> [EXERCISE DATA]:
● ● ● ● ● ● ●
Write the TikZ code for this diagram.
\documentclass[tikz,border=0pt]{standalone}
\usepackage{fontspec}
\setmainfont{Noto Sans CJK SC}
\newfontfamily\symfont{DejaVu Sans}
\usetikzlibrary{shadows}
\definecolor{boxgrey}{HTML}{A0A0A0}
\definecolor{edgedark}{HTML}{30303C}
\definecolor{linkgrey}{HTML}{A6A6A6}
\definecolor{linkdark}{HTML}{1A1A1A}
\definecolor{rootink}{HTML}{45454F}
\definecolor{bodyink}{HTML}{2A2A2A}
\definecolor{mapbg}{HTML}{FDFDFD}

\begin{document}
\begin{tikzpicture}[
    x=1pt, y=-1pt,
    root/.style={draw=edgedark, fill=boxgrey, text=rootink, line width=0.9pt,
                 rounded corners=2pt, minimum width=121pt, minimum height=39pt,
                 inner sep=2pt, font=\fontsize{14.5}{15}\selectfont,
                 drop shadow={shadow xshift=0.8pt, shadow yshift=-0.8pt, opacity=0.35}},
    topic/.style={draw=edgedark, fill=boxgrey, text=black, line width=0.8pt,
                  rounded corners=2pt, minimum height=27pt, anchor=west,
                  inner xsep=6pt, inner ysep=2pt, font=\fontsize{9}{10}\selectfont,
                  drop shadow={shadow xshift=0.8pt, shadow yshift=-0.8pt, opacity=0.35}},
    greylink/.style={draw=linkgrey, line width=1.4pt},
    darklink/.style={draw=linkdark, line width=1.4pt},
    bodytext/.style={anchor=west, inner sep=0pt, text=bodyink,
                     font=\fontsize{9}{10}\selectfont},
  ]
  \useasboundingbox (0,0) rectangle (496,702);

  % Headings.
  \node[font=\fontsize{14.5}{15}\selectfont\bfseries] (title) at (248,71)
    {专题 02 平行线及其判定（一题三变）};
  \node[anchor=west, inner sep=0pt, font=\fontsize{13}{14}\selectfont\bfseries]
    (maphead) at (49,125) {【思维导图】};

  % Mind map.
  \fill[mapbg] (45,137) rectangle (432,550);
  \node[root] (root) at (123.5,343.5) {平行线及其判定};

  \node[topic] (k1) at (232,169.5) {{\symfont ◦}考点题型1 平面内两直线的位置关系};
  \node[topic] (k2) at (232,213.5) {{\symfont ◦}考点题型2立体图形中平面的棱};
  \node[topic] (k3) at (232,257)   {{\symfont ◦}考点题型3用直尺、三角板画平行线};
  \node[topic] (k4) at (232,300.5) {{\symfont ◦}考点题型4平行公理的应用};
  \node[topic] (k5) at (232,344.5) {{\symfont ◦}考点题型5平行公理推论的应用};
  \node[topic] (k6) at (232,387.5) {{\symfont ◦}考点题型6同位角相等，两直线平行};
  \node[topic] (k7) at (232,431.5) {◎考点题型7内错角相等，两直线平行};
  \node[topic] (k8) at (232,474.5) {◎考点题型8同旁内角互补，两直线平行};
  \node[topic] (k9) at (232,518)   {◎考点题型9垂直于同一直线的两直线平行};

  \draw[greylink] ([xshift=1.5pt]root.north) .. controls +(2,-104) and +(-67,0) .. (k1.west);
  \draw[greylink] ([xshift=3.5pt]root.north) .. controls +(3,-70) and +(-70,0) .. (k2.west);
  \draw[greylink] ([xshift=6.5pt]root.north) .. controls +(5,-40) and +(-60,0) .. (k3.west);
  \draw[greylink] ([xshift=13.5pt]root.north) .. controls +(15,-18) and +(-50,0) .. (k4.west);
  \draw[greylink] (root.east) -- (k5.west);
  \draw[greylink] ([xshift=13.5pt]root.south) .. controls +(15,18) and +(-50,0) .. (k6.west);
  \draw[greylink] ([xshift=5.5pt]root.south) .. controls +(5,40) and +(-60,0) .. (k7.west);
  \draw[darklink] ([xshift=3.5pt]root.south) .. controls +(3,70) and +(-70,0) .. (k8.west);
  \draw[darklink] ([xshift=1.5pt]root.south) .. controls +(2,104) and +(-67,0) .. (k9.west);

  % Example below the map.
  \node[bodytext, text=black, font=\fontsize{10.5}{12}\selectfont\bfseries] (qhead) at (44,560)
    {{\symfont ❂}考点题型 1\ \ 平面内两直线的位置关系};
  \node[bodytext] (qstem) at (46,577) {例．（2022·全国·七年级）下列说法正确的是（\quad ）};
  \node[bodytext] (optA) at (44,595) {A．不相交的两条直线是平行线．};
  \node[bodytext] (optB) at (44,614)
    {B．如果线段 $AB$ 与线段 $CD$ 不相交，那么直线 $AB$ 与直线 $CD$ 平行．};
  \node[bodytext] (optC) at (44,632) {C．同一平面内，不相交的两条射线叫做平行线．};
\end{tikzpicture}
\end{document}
● ● ● ● ● ● ●
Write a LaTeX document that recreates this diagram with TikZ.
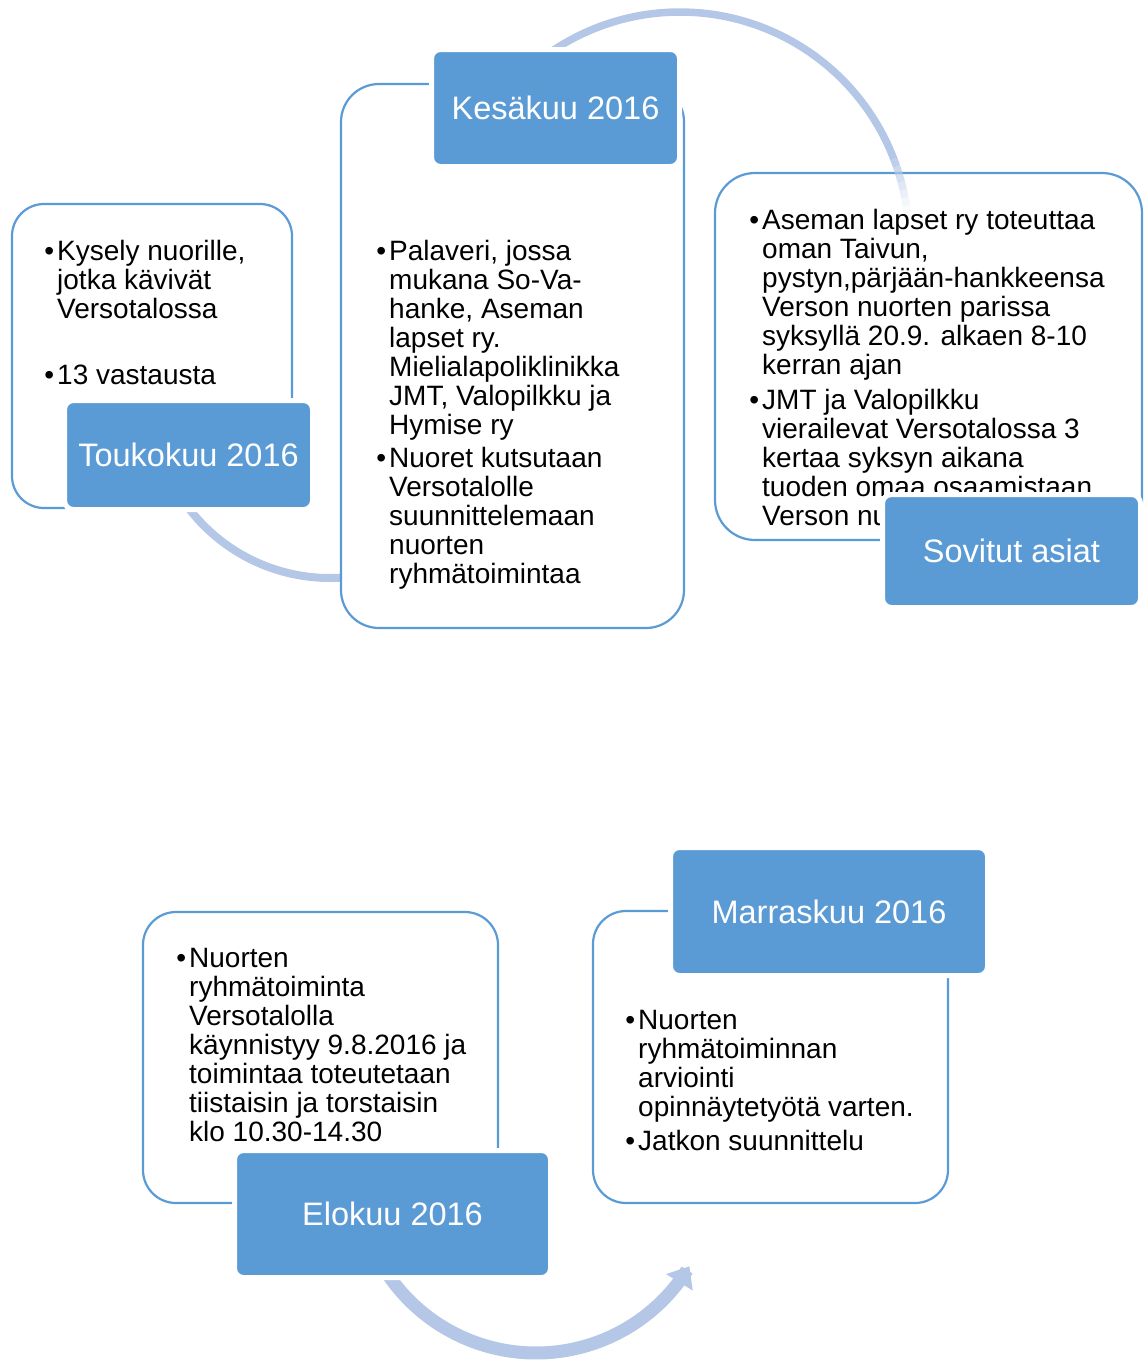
● ● ● ● ● ● ●
> [GOAL OF THE EXERCISE]:
Work through the records line by line and tally those holding "Write". Reply with the number alone.

> [FINAL RESULT]:
2